Ugh, I have been having a week, that’s for sure! I feel like I’ve been away from the forum for days, even though I check in every day. I think its because I haven’t really spent as much time on here that I used to, sadly. There has been a strange energy this week and Im not sure if it’s just the chaos involved with the election mess, the thinning of the veil, or the energy of the beautiful moon. Whatever it is I have been on edge, feel as though my days just zoom by, sleep is a struggle too.
Its moments like now, 2:07 in the morning that I can finally take a moment and breathe, so of course I come to forum!
Meant to share this past week that I got another tarot deck and I am loving the connection so far.
Sorry you’re week has been a struggle. This year has been such a butt and I think it’s all coming to a head for a lot of people. Pandemic fatigue, election fatigue, life fatigue. Urgh. Hopefully it’ll get better somewhat after the next week is over. I know I’m sick to death of hearing about politics.
I love that Star card! It’s beautiful! Sounds like you picked a winner of a deck!
I know exactly how you feel. Like I’m here every day but I feel kinda distant and bleh time is just zooming by - I feel like I lost a day somewhere in the chaos I need to have a tea meditation grounding catchup session!
You are not the only one with these feelings. I’ve had a very up and down week myself. Last night was a little bit of everywhere for me & my sleep has definitely been interrupted. I hope you have a great day and things will get better. We just have to make it through the next week or so. There is so much fresh energy and chaotic energy I feel like everyone is somehow being affected by the goings ons.
Thank you all for sharing. It helps to normalize things a bit. I don’t know if it is the full moon or just added stress but I have been having trouble sleeping through the night, too! … Lately waking around 12:00- 1:00am
NOT MY NORMAL, and it sets a mood for the following day. We have also been having gray days and lots of rain.
I feel the wonky ness, too! Ive been so busy that I too only have time for myself at late hours. I’m sorry you’re not feeling yourself we’ll get through this. I’ve been cleansing myself and my space. Grounding is my best friend right now! Hope you feel better soon
Based on what I am seeing (hearing) from all members of this group, it would seem there is trouble brewing…between the Blue Moon falling on Samhain that veil that separates the living from dead is going to awfully wicked tonight.
Please everyone be careful in your celebrations and practice!
I’ve been feeling very strange for the past few days too, it’s reassuring to hear I’m not alone in this… much more nocturnal than usual, and very restless, also kind of worried I might catch a glimpse into some other reality overlaid on ours if that makes sense… spending time with another person nearby seems to have an anchoring effect so I’m hanging on to that for the time being.
Anyways, I totally agree with you: this year has been generally really hard but in the last few days managing stress has been even harder than usual.
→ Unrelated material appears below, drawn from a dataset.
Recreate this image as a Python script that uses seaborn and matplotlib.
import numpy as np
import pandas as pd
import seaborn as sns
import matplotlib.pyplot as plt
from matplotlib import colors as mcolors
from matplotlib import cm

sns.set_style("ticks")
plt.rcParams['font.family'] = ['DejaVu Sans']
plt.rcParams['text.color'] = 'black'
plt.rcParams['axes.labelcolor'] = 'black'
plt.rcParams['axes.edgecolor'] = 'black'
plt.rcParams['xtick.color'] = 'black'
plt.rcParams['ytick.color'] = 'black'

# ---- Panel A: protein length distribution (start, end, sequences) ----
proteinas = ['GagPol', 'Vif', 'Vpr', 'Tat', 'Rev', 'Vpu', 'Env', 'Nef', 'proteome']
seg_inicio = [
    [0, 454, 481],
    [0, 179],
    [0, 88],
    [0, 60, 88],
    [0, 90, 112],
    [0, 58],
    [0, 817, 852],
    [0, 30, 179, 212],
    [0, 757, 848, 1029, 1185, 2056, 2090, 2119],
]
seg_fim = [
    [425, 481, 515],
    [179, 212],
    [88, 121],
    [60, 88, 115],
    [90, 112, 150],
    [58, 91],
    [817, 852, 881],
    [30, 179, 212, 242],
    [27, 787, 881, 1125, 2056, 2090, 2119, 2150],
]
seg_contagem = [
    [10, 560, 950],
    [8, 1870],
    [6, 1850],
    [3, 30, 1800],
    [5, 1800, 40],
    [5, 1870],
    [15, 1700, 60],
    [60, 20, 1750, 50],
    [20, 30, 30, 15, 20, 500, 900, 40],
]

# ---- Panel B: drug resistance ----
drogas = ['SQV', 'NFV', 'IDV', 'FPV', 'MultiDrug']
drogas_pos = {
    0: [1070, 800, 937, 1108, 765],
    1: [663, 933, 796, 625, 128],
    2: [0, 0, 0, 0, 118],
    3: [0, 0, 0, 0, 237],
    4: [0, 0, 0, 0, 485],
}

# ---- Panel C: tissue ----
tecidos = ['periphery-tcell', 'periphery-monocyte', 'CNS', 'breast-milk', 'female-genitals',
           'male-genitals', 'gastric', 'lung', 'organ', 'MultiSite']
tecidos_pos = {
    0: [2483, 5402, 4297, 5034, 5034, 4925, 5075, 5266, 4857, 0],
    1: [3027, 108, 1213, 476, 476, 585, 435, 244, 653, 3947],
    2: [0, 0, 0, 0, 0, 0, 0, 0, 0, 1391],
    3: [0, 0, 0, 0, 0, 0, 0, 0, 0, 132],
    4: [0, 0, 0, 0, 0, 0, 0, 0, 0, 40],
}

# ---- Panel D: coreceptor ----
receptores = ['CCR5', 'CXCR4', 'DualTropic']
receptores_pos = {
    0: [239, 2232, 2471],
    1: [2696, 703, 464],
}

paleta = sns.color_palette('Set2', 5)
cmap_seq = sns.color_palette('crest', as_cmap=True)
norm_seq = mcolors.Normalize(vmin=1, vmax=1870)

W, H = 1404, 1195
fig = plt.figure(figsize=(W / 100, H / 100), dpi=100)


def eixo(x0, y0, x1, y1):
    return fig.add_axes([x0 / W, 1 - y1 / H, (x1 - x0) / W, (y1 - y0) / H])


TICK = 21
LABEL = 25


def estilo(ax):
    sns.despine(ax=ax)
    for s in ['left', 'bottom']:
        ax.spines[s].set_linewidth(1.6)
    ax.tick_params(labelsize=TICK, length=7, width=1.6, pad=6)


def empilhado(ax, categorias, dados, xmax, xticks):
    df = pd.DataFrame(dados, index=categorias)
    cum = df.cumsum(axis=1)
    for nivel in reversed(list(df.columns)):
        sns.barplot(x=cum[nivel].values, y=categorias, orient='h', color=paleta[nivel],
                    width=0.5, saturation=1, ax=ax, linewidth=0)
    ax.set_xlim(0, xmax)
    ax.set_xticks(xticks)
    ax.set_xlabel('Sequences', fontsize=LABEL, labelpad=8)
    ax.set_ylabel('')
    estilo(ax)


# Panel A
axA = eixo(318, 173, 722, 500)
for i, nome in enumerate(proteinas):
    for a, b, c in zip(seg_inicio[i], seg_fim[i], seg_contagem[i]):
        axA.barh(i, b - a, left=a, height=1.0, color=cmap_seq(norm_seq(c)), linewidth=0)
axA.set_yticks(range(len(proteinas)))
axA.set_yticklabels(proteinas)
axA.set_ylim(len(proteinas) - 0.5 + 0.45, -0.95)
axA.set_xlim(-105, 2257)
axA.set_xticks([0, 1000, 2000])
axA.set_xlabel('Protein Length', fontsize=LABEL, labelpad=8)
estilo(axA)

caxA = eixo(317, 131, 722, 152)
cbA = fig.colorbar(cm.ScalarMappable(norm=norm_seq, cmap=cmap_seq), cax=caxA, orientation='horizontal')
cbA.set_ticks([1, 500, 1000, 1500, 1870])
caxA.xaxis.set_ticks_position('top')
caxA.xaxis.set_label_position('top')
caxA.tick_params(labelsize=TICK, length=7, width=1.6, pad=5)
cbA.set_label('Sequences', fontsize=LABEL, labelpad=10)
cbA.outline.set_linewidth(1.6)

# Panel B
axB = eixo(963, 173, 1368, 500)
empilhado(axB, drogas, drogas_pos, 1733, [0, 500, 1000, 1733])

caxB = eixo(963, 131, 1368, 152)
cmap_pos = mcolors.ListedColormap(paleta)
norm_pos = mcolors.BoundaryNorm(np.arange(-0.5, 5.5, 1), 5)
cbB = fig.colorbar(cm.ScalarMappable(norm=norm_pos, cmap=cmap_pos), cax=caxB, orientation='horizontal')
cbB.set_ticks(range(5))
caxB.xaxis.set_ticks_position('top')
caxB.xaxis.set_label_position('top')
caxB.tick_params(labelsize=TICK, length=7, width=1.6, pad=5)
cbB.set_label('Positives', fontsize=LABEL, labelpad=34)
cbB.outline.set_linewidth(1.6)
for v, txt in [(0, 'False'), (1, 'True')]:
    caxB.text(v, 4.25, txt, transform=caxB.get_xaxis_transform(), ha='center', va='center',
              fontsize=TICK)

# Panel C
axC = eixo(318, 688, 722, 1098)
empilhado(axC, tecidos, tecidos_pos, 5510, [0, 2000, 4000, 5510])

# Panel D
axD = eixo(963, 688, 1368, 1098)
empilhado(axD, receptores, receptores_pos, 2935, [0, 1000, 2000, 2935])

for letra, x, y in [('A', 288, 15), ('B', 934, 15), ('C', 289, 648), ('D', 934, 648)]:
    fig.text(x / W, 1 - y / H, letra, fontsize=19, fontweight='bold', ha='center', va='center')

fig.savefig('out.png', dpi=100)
Yesterday and today (it’s the afternoon of the first of November here) I’ve been feeling really blue, tired and pessimistic, less able to concentrate and I haven’t been able to get a good night of sleep. Probably it’s because of all these energies coming together at once… or probably the Italian government which is going to announce a second national lockdown in a few days hahahah. The pandemic fatigue is real.
For everyone who spent last week feeling wonky and weird- I know the feeling! But I woke up this morning with a whole new sense. There’s definitely still some lingering energy in the air, but it feels much fresher and sharper now. I think that now that the excitement and chaos of the weekend is behind me, I have much calmer thoughts now. It really feels like things have calmed down. Since Samhain was the Witches’ New Year, I suppose it makes sense that now feels like a fresh new beginning
How is everyone doing now? Feeling better, I hope?